Bond denied for 'God's Misfits' defendants charged in women's deaths
Posted at 5:04 PM, Apr 18, 2024

An Oklahoma judge ordered public defenders to represent four members of an anti-government group who appeared in court Wednesday on charges of kidnapping and killing two Kansas women.

The judge also entered not-guilty pleas and denied bail for Tifany Adams, 54, and her boyfriend, Tad Cullum, 43, both of Keyes, Oklahoma, as well as Cole and Cora Twombly of Texhoma, Oklahoma.

Texas County Associate District Judge Clark Jett assigned the Oklahoma Indigent Defense System to represent all four defendants, OIDS Executive Director Tim Laughlin told The Associated Press. Laughlin declined to comment about any details of the case or the defendants, citing his agency's policy.

"The reason we don't comment is to protect our clients' privileges and our clients' interest throughout the trial process," Laughlin said.

All four are charged with first-degree murder, kidnapping and conspiracy in the killing of 27-year-old Veronica Butler and 39-year-old Jilian Kelley of Hugoton, Kansas, who disappeared on March 30 while driving to Oklahoma to pick up Butler's children and attend a birthday party.

During an interview with investigators, Adams, the children's grandmother, admitted she was responsible for the deaths of Butler and Kelley, according to a prosecutor's motion for the defendants to be held without bond.

SEE MORE: 2 bodies found amid arrests over missing preacher's wife and friend

"Adams, Cullum, Cora and Cole have resources sufficient to organize and execute a complex murder," OSBI Lt.

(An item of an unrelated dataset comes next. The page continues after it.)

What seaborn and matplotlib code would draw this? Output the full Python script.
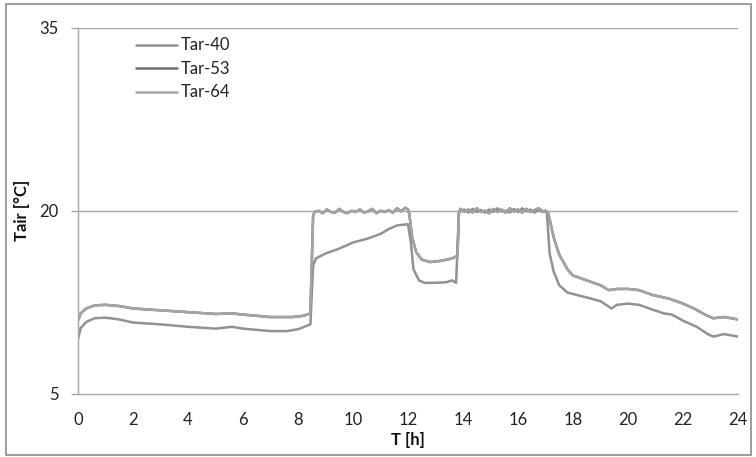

Amie Gates wrote in an affidavit. "Therefore, they also have the resources to flee if given the opportunity."

Adam and Cullum also own numerous firearms, and Cullum had a rifle, ammunition, body armor and a "go-bag" prepared at his home, the affidavit says.

Authorities say Adams and Butler were in the middle of a bitter custody battle. Kelley, a pastor's wife, went along with Butler as a court-approved observer to supervise the visit. They never showed up for the party, setting off a two week search that ended with the two couples' arrests on Saturday and the discovery of the bodies on Sunday.

Arrest affidavits painted a gruesome picture of the scene where the women's car was found, not far from the rural highway intersection where Butler had arranged to pick up her son and daughter from Adams. Investigators found blood on the road and Butler's glasses near a broken hammer.

According to a witness who spoke to Oklahoma State Bureau of Investigation agents, all four suspects were part of "an anti-government group that had a religious affiliation." The affidavits said they called themselves "God's Misfits" and held regular meetings at the home of the Twomblys and another couple who Adams said watched the children the day the women disappeared.

Relatives of Tad Cullum and the Twomblys have not returned phone messages seeking comment. Tifany Adams' stepmother, Elise Adams, said she had no information to share.